According to Cox, DIA began making digital copies of the documents shortly after the Gulf War ended. After the State Department requested copies, DIA subsequently determined that only 60% of the digital tapes the original scans had been stored on could be read. It was during an effort to rescan the lost 40% of the documents that it was discovered that the entire paper collection had been contaminated by mold.

DIA created a library of the scanned documents stored on 43 compact discs, which remain classified. It is not clear if DIA still has all of the CDs; none had been transferred to the National Archives as of 2012. A set of 725,000 declassifed pages was made available for a research effort at Harvard in 2000. That effort ended, however, and the declassified collection was sent to the Hoover Institution at Stanford University. The collection is closed to researchers, although Hoover has indicated it hopes to make it publicly available sometime in the future.

While the failure to preserve the original paper documents is bad enough, the possibility that any or all of the DIA’s digital collection might be permanently lost would constitute a grievous and baffling blunder.
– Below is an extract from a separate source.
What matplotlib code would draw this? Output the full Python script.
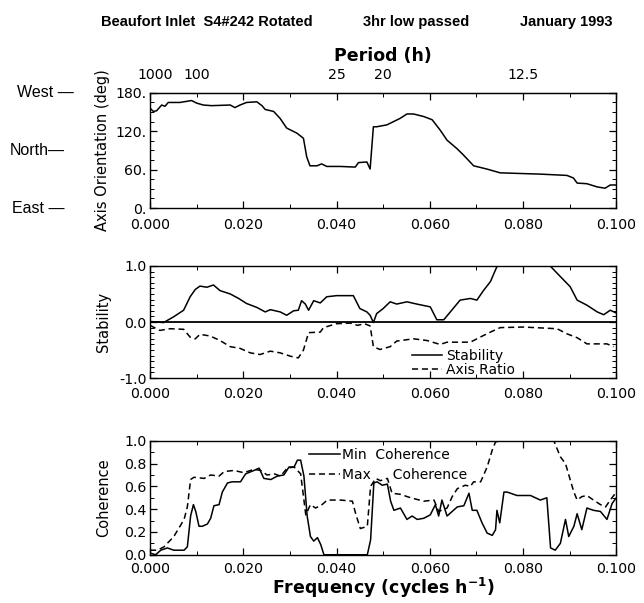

It also makes little sense for this collection to remain classified a quarter of a century after end of the Gulf War. Yet, it appears that failures to adequately collect and preserve U.S. military documents and records is becoming more common in the Information Age.
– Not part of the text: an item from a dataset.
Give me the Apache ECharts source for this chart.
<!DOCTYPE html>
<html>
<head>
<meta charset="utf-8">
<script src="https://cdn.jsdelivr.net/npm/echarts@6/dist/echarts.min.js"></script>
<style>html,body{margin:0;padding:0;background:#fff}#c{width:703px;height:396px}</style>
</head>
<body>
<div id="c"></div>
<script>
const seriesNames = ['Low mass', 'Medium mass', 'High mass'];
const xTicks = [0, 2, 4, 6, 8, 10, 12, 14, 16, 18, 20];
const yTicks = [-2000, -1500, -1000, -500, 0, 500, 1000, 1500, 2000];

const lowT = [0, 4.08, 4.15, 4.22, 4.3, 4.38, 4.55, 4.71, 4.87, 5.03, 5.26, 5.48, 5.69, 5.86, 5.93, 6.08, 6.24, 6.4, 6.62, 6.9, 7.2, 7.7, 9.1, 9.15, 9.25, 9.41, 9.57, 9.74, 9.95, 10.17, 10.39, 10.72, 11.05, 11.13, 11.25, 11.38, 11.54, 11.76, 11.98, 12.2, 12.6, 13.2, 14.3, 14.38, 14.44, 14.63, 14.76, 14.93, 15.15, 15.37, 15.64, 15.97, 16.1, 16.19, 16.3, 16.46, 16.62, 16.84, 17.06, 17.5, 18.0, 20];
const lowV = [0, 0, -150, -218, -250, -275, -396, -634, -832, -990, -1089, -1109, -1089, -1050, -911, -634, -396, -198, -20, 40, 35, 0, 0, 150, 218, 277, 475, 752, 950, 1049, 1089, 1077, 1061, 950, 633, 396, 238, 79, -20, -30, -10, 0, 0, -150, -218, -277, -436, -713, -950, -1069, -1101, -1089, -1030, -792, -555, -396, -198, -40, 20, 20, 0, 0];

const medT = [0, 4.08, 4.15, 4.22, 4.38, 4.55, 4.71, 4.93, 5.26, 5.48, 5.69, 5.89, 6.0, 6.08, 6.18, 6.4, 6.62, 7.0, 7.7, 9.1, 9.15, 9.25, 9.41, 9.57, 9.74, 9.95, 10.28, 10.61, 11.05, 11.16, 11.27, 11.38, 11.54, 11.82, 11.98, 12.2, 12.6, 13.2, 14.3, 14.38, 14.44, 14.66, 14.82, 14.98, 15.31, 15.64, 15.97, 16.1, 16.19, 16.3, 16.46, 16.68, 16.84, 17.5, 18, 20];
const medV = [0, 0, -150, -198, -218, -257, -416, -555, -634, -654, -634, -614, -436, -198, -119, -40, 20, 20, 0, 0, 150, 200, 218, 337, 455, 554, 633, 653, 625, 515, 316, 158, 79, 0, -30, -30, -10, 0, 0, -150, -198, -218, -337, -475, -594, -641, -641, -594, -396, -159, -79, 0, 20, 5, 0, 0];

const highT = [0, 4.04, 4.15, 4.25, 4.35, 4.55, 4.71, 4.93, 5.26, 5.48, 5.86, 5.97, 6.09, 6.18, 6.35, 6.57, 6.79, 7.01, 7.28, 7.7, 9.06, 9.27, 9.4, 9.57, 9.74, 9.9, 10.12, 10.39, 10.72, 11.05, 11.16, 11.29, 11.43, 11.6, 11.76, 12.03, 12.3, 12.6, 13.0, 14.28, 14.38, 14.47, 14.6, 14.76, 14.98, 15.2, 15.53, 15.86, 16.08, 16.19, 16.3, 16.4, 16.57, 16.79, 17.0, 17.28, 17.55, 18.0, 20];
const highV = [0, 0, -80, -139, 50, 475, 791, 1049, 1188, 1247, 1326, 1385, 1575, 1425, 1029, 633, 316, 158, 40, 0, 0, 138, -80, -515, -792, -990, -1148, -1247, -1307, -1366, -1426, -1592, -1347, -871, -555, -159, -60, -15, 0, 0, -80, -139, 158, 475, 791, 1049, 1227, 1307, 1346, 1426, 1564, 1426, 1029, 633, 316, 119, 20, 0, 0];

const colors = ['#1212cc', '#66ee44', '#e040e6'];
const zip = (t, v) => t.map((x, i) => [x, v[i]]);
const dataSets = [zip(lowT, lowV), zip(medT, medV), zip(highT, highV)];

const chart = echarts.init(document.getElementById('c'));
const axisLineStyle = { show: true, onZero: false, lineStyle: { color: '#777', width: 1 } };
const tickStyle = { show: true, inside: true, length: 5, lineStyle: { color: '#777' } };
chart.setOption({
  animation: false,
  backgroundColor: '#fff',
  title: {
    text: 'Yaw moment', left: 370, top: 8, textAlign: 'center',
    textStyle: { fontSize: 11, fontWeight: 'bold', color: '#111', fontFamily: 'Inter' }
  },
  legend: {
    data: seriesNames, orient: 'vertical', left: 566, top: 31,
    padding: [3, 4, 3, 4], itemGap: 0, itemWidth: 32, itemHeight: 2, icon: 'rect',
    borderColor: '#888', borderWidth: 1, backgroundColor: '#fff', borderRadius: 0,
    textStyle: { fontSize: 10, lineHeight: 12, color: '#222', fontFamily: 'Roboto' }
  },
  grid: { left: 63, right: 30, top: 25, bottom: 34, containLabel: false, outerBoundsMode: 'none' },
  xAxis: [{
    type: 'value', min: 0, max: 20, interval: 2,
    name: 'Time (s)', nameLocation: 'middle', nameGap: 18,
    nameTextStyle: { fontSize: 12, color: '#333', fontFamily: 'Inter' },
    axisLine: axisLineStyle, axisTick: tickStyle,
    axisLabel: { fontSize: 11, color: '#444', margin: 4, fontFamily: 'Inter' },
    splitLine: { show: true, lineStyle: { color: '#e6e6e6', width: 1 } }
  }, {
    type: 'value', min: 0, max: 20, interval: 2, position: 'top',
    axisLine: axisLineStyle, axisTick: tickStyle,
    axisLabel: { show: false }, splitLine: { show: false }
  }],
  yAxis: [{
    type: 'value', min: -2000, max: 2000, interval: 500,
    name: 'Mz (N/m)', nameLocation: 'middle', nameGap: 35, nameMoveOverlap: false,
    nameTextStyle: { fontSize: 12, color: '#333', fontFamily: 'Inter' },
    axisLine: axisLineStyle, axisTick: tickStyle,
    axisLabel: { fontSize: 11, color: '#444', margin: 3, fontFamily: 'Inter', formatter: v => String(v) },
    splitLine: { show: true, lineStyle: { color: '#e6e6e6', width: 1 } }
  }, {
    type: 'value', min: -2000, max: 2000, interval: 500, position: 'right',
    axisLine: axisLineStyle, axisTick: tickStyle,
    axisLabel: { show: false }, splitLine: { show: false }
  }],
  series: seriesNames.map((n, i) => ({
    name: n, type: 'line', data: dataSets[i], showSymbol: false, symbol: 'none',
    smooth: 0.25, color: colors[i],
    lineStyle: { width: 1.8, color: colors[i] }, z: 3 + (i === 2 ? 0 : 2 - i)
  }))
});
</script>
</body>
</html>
Military History In The Digital Era

Volumes of the U.S. Army in World War II official history series published by the U.S. Army Center for Military History [Hewes Library photo]
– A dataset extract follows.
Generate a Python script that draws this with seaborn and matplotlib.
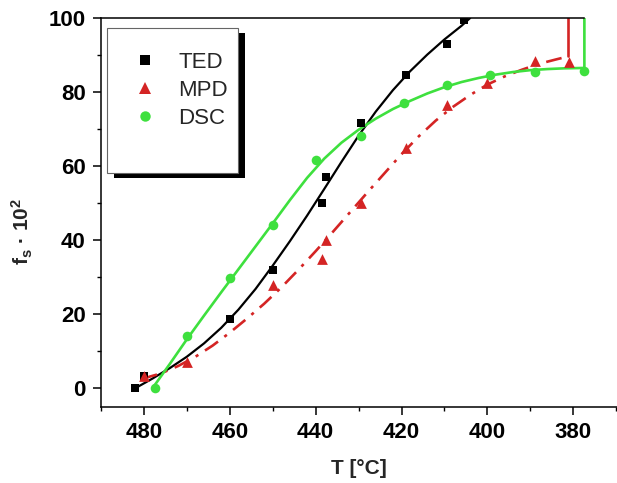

The U.S. National Archives and Records Administration (NARA) has released a draft strategic plan announcing that it will “no longer accept transfers of permanent or temporary records in analog formats and will accept records only in electronic format and with appropriate metadata” by the end of 2022. Given the widespread shift to so-called “paperless” offices across society, this change may not be as drastic as it may seem. Whether this will produce an improvement in record keeping is another question.

Military historians are starting to encounter the impact of electronic records on the preservation and availability of historical documentation of America’s recent conflicts. Adin Dobkin wrote an excellent overview earlier this year on the challenges the U.S Army Center for Military History faces in writing the official histories of the U.S Army in Afghanistan and Iraq. Army field historians on tight deployment timelines “hoovered up” huge amounts of electronic historical documentation during the conflicts. Now official historians have to sort through enormous amounts of material that is often poorly organized and removed from the context from which it was originally created. Despite the volume of material collected, much of it has little historical value and there are gaps in crucial documentation. Separating the useful wheat from the digital chaff can tedious and time-consuming.

Record keeping the paper age was often much better. As Chris wrote earlier this year, TDI conducted three separate studies on Army records management in the late-1990s and early 2000s. Each of these studies warned that U.S. Army documentation retention standards and practices had degraded significantly. Significant gaps existed in operational records vital to future historians. TDI found that the Army had better records for Red Cloud’s War of 1866-1868 than it did a hundred years later for Vietnam.

TDI is often asked why it tends to focus on the World War II era and earlier for its analytical studies. The answer is pretty simple: those are the most recent conflicts for which relatively complete, primary source historical data is available for the opposing combatants. Unfortunately, the Digital Age is unlikely to change that basic fact.